Among tonight's "Top 10" films, you can see the titles hint and titillate users with names such as "Hot Girls", "Lesbos", "Sex Without Condoms", a video titled "First allowed Porn? XXX?" and "Barbie Girl". Beyond the Top 10, the themes are much the same... "Naked Kristina", "Spice Girls - Naked", "Giving Birth" and "Hot Sexy Webcam Girl". (See the screenshot from tonight here)
Hardly the PG and PG-13 landscape I might have naively expected.
Just this week, the hubbub over copyright issues surrounding Viacom's takedown notice to YouTube (a Google property) brought to light the issue of automatic filtering.
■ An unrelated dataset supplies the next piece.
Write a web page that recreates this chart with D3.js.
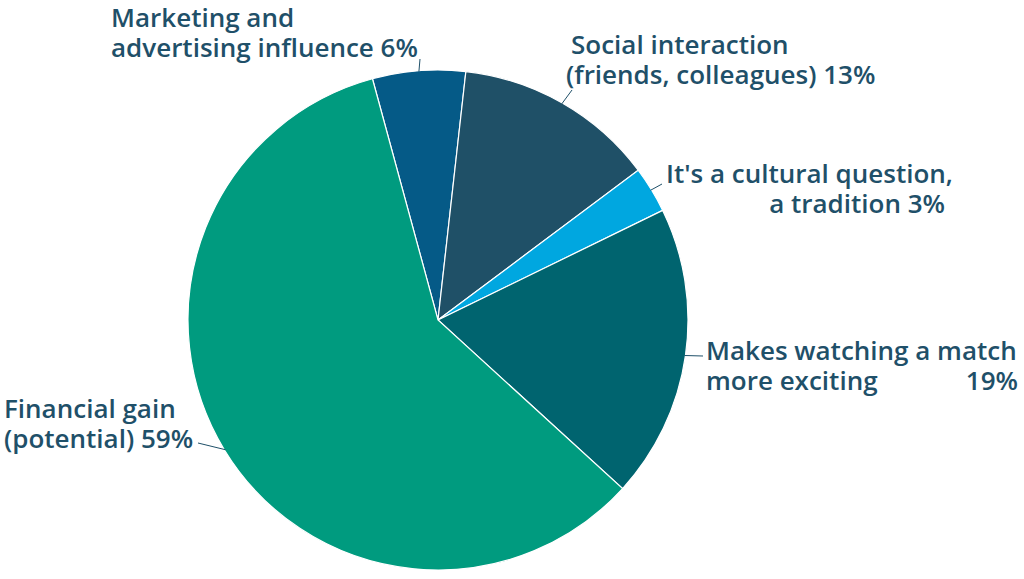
<!DOCTYPE html>
<meta charset="utf-8">
<style>
  body { margin: 0; background: #fff; }
  text {
    font: 600 26px "Open Sans", sans-serif;
    fill: #1f5069;
  }
  .leader {
    fill: none;
    stroke: #1f5069;
    stroke-width: 1px;
  }
</style>
<body>
<script src="https://d3js.org/d3.v7.min.js"></script>
<script>

var width = 1024,
    height = 579;

// clockwise from the top-left
var categories = ["Marketing and advertising influence", "Social interaction (friends, colleagues)", "It's a cultural question, a tradition", "Makes watching a match more exciting", "Financial gain (potential)"];
var shares = [6, 13, 3, 19, 59];
var colors = ["#055a87", "#1f5067", "#00a7e0", "#00646f", "#009b7f"];

// how each label is broken and placed
var labelLines = [
  ["Marketing and", "advertising influence 6%"],
  ["Social interaction", "(friends, colleagues) 13%"],
  ["It's a cultural question,", "a tradition 3%"],
  ["Makes watching a match", "more exciting"],
  ["Financial gain", "(potential) 59%"]
];
// first line and second line anchor separately where the picture does
var labelPos = [
  {x0: 111, x1: 111, y: 27, a0: "start", a1: "start", end: [420, 59]},
  {x0: 571, x1: 566, y: 54, a0: "start", a1: "start", end: [572, 90]},
  {x0: 666, x1: 945, y: 183, a0: "start", a1: "end", end: [662, 184]},
  {x0: 706, x1: 706, y: 360, a0: "start", a1: "start", end: [703, 356]},
  {x0: 4, x1: 4, y: 418, a0: "start", a1: "start", end: [198, 443]}
];

var cx = 438, cy = 320, r = 250;

var svg = d3.select("body").append("svg")
  .attr("width", width)
  .attr("height", height);

var pie = d3.pie()
  .sort(null)
  .startAngle(-15.2 * Math.PI / 180)
  .endAngle((360 - 15.2) * Math.PI / 180);

var arc = d3.arc().innerRadius(0).outerRadius(r);

var arcs = pie(shares);

var g = svg.append("g").attr("transform", "translate(" + cx + "," + cy + ")");

g.selectAll("path")
  .data(arcs)
  .enter()
  .append("path")
    .attr("d", arc)
    .style("fill", function(d, i) { return colors[i]; })
    .style("stroke", "#fff")
    .style("stroke-width", 1.2);

// leader lines from the rim to the label
svg.selectAll("path.leader")
  .data(arcs)
  .enter()
  .append("path")
    .attr("class", "leader")
    .attr("d", function(d, i) {
      var a = (d.startAngle + d.endAngle) / 2;
      var x0 = cx + Math.sin(a) * (r - 1), y0 = cy - Math.cos(a) * (r - 1);
      var e = labelPos[i].end;
      return "M" + x0 + "," + y0 + "L" + e[0] + "," + e[1];
    });

labelLines.forEach(function(lines, i) {
  var p = labelPos[i];
  lines.forEach(function(line, j) {
    svg.append("text")
      .attr("text-anchor", j === 0 ? p.a0 : p.a1)
      .attr("x", j === 0 ? p.x0 : p.x1)
      .attr("y", p.y + j * 30)
      .text(line);
  });
});

// the 19% sits on its own at the right edge
svg.append("text")
  .attr("x", 1018)
  .attr("y", 390)
  .attr("text-anchor", "end")
  .text(shares[3] + "%");

</script>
Mark Cuban, the Broadcast.com-made billionaire and Dallas Mavericks owner, said that the search engine was likely using filters to block out racy images, with the help of some manual labor.
He writes...
"Is there anyone out there who really believes that the Google and Youtube "communities" scans all 60k daily uploads to protect those that might be offended by a nipple flash or two?"
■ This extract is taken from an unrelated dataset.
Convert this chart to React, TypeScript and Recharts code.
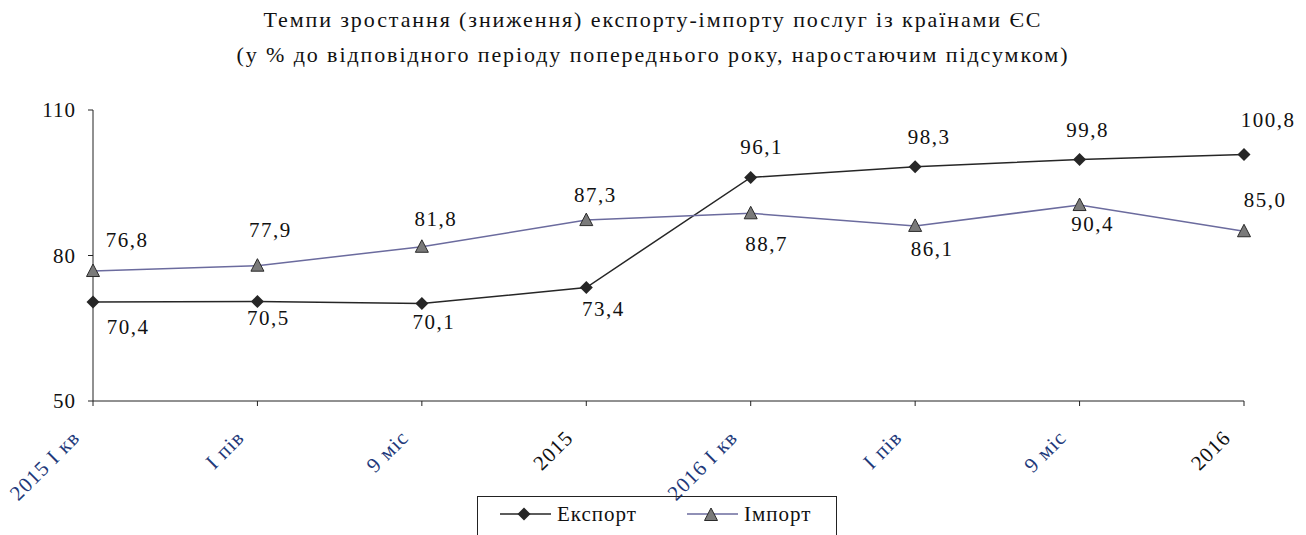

While there is a separate, hidden channel, for more adult themes, Google Video and YouTube largely promote themselves as family-friendly sites, but it's clear to me, at least, that on the Web, porn is still king. Porn sites helped push the Web forward in its infancy, toward e-commerce, and pop-up windows, and significant innovation.
While those really, truly, looking for hard-core porn could find it elsewhere, Google Video now looks like it has a place as a soft-core alternative.